━━━━━ Records supplied ━━━━━

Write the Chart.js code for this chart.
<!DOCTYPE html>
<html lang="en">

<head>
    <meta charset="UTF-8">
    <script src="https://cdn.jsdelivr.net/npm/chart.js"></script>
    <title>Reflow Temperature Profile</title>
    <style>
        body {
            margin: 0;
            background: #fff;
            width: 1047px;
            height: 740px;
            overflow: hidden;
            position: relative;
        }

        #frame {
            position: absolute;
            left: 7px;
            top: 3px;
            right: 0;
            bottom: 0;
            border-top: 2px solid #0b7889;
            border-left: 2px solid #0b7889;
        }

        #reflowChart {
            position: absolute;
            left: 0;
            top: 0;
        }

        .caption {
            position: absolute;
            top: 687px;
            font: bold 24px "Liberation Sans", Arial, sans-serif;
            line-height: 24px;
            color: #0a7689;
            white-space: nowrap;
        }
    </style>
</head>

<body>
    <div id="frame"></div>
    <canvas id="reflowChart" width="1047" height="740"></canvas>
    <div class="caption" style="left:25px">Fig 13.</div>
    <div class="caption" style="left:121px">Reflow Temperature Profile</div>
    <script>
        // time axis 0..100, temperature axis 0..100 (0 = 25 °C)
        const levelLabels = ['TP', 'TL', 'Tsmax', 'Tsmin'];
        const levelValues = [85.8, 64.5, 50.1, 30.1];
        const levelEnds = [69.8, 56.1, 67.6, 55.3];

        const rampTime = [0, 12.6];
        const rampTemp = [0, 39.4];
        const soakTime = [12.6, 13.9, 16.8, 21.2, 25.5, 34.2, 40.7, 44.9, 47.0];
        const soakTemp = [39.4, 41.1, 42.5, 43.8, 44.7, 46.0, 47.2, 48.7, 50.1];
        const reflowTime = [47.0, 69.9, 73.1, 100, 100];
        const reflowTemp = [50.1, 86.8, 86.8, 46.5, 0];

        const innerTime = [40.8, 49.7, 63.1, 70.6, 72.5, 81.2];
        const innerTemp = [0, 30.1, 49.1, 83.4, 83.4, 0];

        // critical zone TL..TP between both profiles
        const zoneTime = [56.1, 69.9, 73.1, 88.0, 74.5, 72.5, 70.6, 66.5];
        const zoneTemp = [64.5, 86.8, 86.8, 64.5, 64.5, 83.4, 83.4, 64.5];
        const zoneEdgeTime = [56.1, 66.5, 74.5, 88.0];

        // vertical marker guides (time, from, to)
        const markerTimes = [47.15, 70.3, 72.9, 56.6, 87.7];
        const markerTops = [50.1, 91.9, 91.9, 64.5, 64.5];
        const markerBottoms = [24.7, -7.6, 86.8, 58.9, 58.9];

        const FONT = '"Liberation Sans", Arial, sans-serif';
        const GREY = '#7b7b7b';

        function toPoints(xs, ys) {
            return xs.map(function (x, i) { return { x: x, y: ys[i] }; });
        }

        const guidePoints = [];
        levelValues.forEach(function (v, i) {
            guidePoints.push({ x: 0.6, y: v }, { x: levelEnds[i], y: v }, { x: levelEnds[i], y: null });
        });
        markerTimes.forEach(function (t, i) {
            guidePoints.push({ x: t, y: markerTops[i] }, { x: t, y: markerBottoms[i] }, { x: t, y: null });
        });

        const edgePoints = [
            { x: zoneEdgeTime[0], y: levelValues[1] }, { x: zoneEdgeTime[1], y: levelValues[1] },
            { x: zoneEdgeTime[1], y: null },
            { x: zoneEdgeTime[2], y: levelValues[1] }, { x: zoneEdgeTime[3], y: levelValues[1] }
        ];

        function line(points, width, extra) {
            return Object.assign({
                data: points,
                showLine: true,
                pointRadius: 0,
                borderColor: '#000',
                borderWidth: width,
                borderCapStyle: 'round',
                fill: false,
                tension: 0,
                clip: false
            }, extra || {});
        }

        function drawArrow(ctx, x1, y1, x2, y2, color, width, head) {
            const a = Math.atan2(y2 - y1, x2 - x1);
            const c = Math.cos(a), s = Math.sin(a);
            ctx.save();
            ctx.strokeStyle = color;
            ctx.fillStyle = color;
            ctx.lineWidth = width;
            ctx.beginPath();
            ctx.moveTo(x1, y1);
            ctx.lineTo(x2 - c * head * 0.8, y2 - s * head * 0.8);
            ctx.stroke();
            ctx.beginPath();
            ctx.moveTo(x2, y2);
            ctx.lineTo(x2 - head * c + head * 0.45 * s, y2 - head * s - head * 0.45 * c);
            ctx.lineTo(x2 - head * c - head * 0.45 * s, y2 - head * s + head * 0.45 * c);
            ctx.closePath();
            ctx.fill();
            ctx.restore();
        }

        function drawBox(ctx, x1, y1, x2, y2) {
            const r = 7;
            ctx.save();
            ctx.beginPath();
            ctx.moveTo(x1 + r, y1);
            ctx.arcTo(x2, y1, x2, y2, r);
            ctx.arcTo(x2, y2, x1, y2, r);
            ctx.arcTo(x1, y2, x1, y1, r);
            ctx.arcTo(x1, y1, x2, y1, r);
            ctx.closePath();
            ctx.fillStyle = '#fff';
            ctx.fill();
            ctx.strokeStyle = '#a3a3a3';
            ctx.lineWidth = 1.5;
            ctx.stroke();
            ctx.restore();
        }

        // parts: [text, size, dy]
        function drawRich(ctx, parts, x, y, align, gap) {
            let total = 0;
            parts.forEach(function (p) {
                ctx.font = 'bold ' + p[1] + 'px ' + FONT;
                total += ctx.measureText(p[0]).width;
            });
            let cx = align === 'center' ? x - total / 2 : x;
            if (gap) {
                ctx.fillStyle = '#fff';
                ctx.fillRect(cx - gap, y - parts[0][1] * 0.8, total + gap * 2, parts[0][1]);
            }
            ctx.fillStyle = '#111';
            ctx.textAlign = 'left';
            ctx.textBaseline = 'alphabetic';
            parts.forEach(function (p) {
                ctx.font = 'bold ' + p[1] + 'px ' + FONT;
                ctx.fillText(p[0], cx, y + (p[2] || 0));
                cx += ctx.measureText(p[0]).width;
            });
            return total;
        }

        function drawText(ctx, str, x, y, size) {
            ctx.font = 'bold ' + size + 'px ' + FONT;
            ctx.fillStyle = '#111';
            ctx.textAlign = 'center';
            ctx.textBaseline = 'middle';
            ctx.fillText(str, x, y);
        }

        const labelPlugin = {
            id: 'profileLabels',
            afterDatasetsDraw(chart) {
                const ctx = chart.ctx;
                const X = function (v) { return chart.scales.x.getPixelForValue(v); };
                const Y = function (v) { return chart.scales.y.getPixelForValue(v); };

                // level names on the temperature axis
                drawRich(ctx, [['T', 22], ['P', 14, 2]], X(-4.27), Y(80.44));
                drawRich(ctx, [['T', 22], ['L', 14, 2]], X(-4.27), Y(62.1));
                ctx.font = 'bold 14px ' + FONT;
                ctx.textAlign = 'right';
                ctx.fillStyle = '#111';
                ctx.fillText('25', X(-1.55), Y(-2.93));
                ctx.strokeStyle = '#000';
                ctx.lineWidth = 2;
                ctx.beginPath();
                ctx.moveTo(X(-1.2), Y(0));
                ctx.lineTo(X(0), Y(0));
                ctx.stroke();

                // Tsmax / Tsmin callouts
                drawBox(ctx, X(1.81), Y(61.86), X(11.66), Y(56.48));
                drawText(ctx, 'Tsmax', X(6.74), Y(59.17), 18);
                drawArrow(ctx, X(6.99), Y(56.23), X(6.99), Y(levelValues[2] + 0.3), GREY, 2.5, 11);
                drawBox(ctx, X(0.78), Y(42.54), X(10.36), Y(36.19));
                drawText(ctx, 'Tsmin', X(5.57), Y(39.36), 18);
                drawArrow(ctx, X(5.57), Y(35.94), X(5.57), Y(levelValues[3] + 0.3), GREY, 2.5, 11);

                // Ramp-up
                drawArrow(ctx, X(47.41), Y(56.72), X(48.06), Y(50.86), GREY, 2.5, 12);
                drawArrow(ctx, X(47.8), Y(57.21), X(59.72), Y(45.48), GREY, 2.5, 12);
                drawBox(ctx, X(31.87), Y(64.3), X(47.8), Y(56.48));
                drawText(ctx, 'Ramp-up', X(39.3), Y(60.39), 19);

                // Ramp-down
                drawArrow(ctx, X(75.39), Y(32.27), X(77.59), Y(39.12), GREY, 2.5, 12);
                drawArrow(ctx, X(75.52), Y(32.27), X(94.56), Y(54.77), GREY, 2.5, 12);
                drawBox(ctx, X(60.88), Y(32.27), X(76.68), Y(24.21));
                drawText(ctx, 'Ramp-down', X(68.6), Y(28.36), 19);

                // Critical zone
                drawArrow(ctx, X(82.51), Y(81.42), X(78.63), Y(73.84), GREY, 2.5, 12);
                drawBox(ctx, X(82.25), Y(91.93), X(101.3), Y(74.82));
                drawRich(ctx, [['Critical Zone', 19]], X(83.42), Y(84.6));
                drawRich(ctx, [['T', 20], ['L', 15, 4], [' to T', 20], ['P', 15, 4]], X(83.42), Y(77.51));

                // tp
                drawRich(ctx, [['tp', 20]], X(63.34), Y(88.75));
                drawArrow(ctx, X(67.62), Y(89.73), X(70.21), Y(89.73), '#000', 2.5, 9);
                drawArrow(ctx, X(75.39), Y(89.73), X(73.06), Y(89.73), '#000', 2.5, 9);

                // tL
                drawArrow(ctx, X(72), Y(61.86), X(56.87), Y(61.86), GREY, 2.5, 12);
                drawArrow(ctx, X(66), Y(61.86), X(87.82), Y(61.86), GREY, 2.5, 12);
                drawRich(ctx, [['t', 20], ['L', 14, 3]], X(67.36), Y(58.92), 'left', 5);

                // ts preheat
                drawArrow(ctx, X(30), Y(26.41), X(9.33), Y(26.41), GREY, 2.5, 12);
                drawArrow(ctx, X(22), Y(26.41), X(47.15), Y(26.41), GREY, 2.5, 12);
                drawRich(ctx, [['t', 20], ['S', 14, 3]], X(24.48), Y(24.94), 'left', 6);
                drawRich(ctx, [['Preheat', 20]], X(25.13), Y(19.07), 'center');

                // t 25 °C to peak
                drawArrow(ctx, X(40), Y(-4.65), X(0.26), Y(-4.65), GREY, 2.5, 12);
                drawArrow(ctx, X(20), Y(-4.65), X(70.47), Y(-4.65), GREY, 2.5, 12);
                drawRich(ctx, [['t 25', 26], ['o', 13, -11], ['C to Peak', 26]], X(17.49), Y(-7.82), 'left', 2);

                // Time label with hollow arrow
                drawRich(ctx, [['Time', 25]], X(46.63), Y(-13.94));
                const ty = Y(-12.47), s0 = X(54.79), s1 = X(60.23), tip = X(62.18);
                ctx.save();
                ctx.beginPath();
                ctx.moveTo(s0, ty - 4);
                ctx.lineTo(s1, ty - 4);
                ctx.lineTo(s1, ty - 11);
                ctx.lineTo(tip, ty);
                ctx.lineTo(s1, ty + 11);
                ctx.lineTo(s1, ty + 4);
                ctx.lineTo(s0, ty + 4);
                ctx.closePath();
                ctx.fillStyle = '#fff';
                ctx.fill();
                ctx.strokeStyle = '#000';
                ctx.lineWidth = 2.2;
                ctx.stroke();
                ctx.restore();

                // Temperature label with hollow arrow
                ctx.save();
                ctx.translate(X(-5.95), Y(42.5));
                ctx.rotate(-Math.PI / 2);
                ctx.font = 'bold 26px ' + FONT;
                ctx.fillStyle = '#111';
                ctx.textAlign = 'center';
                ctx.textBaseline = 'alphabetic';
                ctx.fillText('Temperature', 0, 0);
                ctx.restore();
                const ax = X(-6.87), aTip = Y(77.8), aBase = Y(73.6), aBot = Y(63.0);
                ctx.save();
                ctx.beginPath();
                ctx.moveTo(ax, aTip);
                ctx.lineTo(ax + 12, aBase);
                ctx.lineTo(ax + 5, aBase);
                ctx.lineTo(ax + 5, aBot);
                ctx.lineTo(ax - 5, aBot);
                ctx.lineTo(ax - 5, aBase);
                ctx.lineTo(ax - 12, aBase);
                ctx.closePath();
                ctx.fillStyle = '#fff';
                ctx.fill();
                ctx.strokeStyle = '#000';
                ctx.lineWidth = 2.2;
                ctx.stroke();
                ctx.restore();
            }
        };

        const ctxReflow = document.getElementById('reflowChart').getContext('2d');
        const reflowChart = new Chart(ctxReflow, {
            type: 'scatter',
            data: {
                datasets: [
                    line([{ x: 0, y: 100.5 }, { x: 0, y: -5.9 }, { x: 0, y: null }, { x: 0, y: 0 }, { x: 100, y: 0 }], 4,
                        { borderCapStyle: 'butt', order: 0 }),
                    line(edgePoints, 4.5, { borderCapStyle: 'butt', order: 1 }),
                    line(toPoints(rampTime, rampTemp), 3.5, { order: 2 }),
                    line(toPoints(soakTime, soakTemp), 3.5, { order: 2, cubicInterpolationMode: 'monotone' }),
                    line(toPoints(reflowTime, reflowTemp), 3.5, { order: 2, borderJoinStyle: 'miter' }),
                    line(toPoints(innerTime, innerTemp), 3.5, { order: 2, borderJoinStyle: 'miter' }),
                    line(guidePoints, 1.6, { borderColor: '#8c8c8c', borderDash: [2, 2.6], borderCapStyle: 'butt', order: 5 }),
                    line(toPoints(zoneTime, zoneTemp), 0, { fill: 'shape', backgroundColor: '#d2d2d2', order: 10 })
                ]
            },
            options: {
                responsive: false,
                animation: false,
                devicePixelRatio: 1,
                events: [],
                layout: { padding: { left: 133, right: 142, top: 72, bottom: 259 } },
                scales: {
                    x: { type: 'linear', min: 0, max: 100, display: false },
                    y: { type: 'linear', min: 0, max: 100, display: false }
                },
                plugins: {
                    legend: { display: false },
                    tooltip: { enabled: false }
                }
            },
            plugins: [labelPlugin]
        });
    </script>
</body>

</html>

━━━━━
━━━━━ Records supplied ━━━━━

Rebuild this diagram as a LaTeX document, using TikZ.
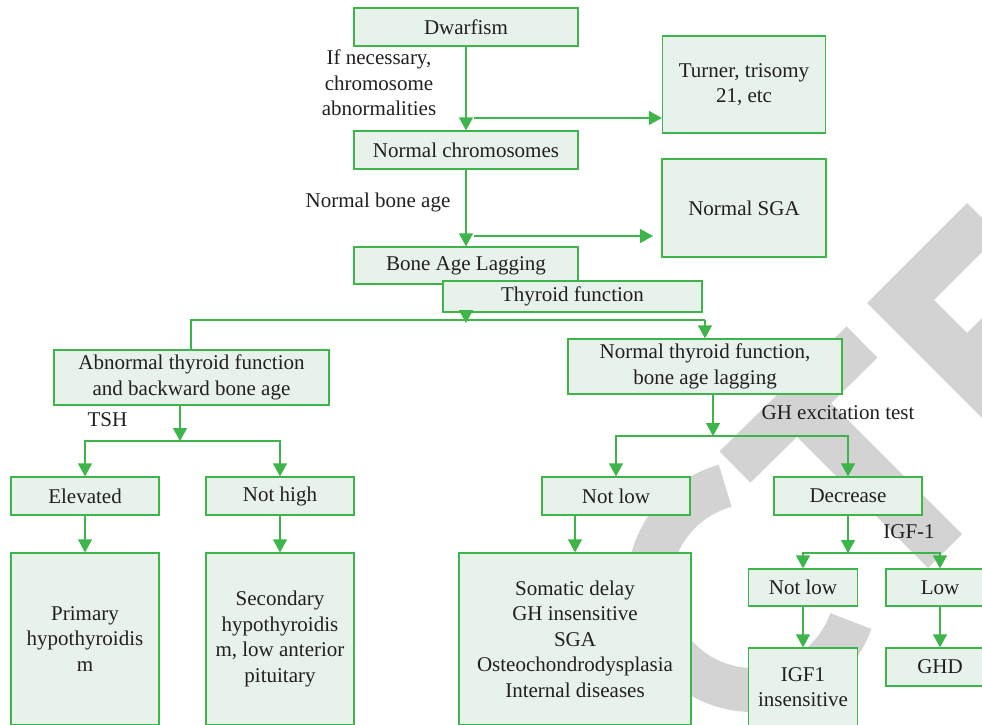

━━━━━

• Set problem: Using the listing above, return all lines where the word "document" occurs.

• Answer to this exercise:
        const ctxReflow = document.getElementById('reflowChart').getContext('2d');
Rebuild this diagram as a LaTeX document, using TikZ.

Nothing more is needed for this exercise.